One art form which is en vogue at the moment in the Bay Area and elsewhere is the practice of composing and performing new musical scores to accompany silent films.
One of the highlights of the annual SF International Film Festival is its combination of live rock music and silent film at the Castro Theatre. Recent years have witnessed pairings between Deerhoof and Harry Smith’s Heaven and Earth Magic, Lambchop and Murnau’s Sunrise, Yo La Tengo and Jean Painlevé’s wildlife films, and, last year, Dengue Fever performing the world premiere of their newly composed score for Harry Hoyt’s 1925 dinosaur epic The Lost World. Meanwhile, local composers like Jill Tracy write and perform luxuriant noirish scores at cinemas all over the Bay Area.
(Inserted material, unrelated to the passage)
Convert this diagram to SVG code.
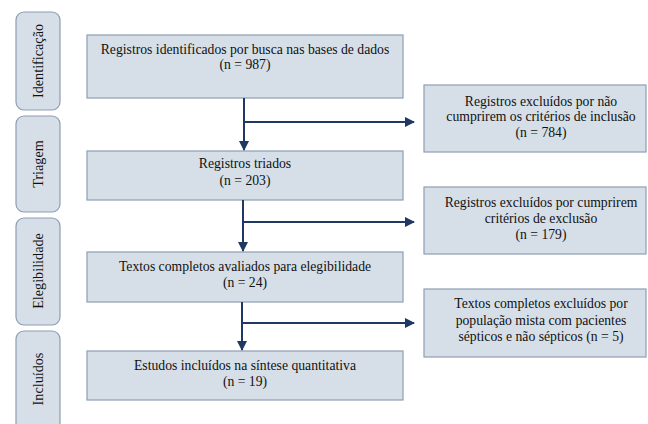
<svg xmlns="http://www.w3.org/2000/svg" width="648" height="424" viewBox="0 0 648 424">
<style>
.side{fill:#d6dfe8;stroke:#8d9eb2;stroke-width:1.2}
.box{fill:#d6dfe8;stroke:#8d9eb2;stroke-width:1.2}
.t{font-size:13.7px;fill:#111;text-anchor:middle}
.ts{font-size:14.2px;fill:#111;text-anchor:middle}
.c{stroke:#1f3864;stroke-width:2;fill:none}
</style>
<defs>
<marker id="ah" viewBox="0 0 10 10" refX="9" refY="5" markerWidth="5" markerHeight="5" orient="auto" markerUnits="strokeWidth">
<path d="M0,0 L10,5 L0,10 z" fill="#1f3864"/>
</marker>
</defs>
<g id="phase-identificacao"><rect class="side" x="16" y="12" width="44" height="98" rx="8"/><text class="ts" font-family="Liberation Serif" transform="translate(43,61) rotate(-90)">Identificação</text></g>
<g id="phase-triagem"><rect class="side" x="16" y="116" width="44" height="96" rx="8"/><text class="ts" font-family="Liberation Serif" transform="translate(43,164) rotate(-90)">Triagem</text></g>
<g id="phase-elegibilidade"><rect class="side" x="16" y="218" width="44" height="107" rx="8"/><text class="ts" font-family="Liberation Serif" transform="translate(43,271) rotate(-90)">Elegibilidade</text></g>
<g id="phase-incluidos"><rect class="side" x="16" y="331" width="44" height="100" rx="8"/><text class="ts" font-family="Liberation Serif" transform="translate(43,379) rotate(-90)">Incluídos</text></g>
<g id="n1"><rect class="box" x="87" y="35" width="316" height="63"/><text class="t" font-family="Liberation Serif" x="245" y="54">Registros identificados por busca nas bases de dados</text><text class="t" font-family="Liberation Serif" x="245" y="69">(n = 987)</text></g>
<g id="n2"><rect class="box" x="87" y="151" width="316" height="49"/><text class="t" font-family="Liberation Serif" x="245" y="168">Registros triados</text><text class="t" font-family="Liberation Serif" x="245" y="185">(n = 203)</text></g>
<g id="n3"><rect class="box" x="87" y="252" width="316" height="50"/><text class="t" font-family="Liberation Serif" x="245" y="271">Textos completos avaliados para elegibilidade</text><text class="t" font-family="Liberation Serif" x="245" y="287">(n = 24)</text></g>
<g id="n4"><rect class="box" x="87" y="351" width="316" height="49"/><text class="t" font-family="Liberation Serif" x="245" y="370">Estudos incluídos na síntese quantitativa</text><text class="t" font-family="Liberation Serif" x="245" y="386">(n = 19)</text></g>
<g id="r1"><rect class="box" x="424" y="85" width="222" height="67"/><text class="t" font-family="Liberation Serif" x="541" y="106">Registros excluídos por não</text><text class="t" font-family="Liberation Serif" x="541" y="121">cumprirem os critérios de inclusão</text><text class="t" font-family="Liberation Serif" x="541" y="137">(n = 784)</text></g>
<g id="r2"><rect class="box" x="424" y="187" width="222" height="67"/><text class="t" font-family="Liberation Serif" x="541" y="207">Registros excluídos por cumprirem</text><text class="t" font-family="Liberation Serif" x="541" y="223">critérios de exclusão</text><text class="t" font-family="Liberation Serif" x="541" y="239">(n = 179)</text></g>
<g id="r3"><rect class="box" x="424" y="289" width="222" height="68"/><text class="t" font-family="Liberation Serif" x="541" y="308">Textos completos excluídos por</text><text class="t" font-family="Liberation Serif" x="541" y="325">população mista com pacientes</text><text class="t" font-family="Liberation Serif" x="541" y="341">sépticos e não sépticos (n = 5)</text></g>
<g id="connectors">
<path class="c" d="M244,98 V150" marker-end="url(#ah)"/>
<path class="c" d="M244,122 H414" marker-end="url(#ah)"/>
<path class="c" d="M243,200 V251" marker-end="url(#ah)"/>
<path class="c" d="M243,222 H414" marker-end="url(#ah)"/>
<path class="c" d="M242,302 V350" marker-end="url(#ah)"/>
<path class="c" d="M242,323 H414" marker-end="url(#ah)"/>
</g>
</svg>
Because silent film has no dialogue or other sound, the musical score has the potential to stand out much more clearly than in a talkie, which gives composers much more creative leeway in some ways. Yet writing music for this medium has its challenges. The composer must take care not to usurp the pictures with his or her soundscape. He or she can underscore the mood of a scene or perhaps even undercut it if going for a special effect. But the music should always be in service of the images and shouldn’t guide audience members emotions in ways that don’t fit with the film. Because the filmmakers of these early films are mostly long dead by now, keeping all these elements in check is difficult — the creator of the movie isn’t around to consult with about mood, intention, and other qualities visible on screen.
Last night’s San Francisco Film Festival event, Music for Silents, showed how composing for early film can be done well. Musician Steven Severin, co-founder of the 70s British punk band Siouxie and the Banshees and, more recently, a film composer, presented his original score for The Seashell and the Clergyman (1928), a French Surrealist fantasy directed by Germaine Dulac and written by Antonin Artaud.
The film’s plot, if it can be said to have one at all, is obscure. The story seems to revolve around a randy Catholic priest whose obsession with women leads him to behave erratically. He rips off a female character’s bustier and strangles a fellow priest, among other things. It’s no wonder that the British Board of Film Censors called the film blasphemous and banned it.
Severin’s electronic score thrums with life throughout the 35-minute film. The pulsations draw us into ourselves. Our breathing slows and before long we find ourselves occupying the same psychological space as the characters. The low church organ-like rumbles suggest the religious landscape of the story. Meanwhile, some fast, scattered phrases create a flighty, bird-like energy. It’s as if the music is mimicking the rapid heartbeat of the priest.
The combination of music and visuals reminded me strongly of the Cremaster films of Matthew Barney, owing to the mixture of cold, sepulchral stasis in the composition of some of the images and throbbing score and larger-than-life emotions.